For Pressman, this physical closeness becomes a kind of language. The book doesn’t need to be opened to speak, it communicates simply by being there. A shelf full of novels, a stack on a nightstand, even a single book placed on a desk can create a certain atmosphere. It changes how a room feels. It changes how we feel in the room. Nearness becomes emotional. It suggests comfort, stability, or even a small sense of grounding in a digital world that is constantly shifting and moving. But Pressman pushes this idea even further. She reminds us that bookishness isn’t only about what we surround ourselves with, it’s also about who we become through it. “‘Bookishness’ comes from ‘bookish,’ a word used to describe a person who reads a lot (perhaps too much). When coupled with ‘-ness,’ the term takes on a subtle new valence.” (p. 10) Suddenly bookishness is not an action but a state of being. It becomes part of how we present ourselves, how we are read by others and how we imagine our own identity.

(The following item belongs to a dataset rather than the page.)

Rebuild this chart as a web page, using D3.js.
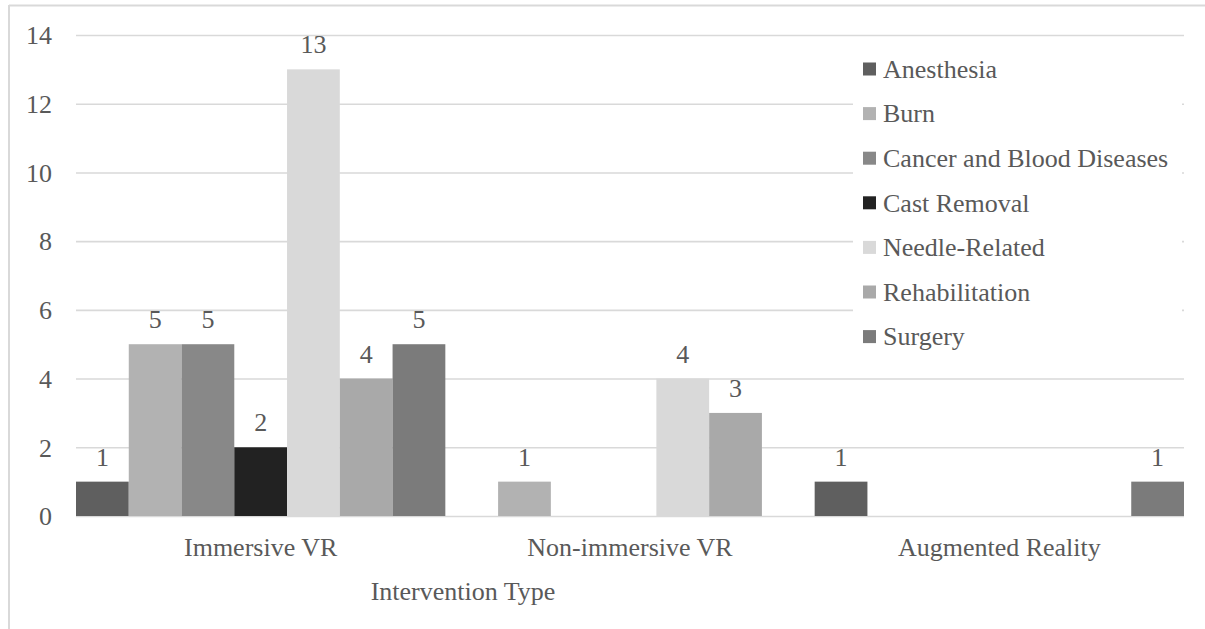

And I see this everywhere. Books on shelves in the background of Zoom calls. So-called “shelfies” on social media. Pinterest boards full of libraries people will never visit, saved simply because of the aesthetic. It’s all an attempt to stay close to books, even when the books themselves have become partly digital and partly symbolic. Nearness moves from the physical world into the online one and the objects we keep or the images we share still say something about us. What I find interesting is how natural this feels. We don’t usually think about why a room looks different when it has books in it. We don’t question why a shelf can make a space feel warmer or more personal. But Pressman makes visible something we usually take for granted. Books shape the environments we build and the selves we project. To be “bookish” today doesn’t mean reading all day. It means choosing to stay close to the idea of the book. Its presence, its weight, its quiet promise of time and attention.

In a world where everything is fast and fleeting, nearness becomes its own kind of resistance. It’s a small way of holding on to something steady. And maybe that’s why bookishness feels so relevant now. Not because we are reading more, but because we still want our lives to feel like there’s space for books in them.

One thought on “Nearness – Staying Close to Books in a Digital World

  1. Great post. You certainly understand my argument but also how nearness matters– how relation, materiality, felt-ness matters. “Pressman makes visible something we usually take for granted.” I am so glad you think so!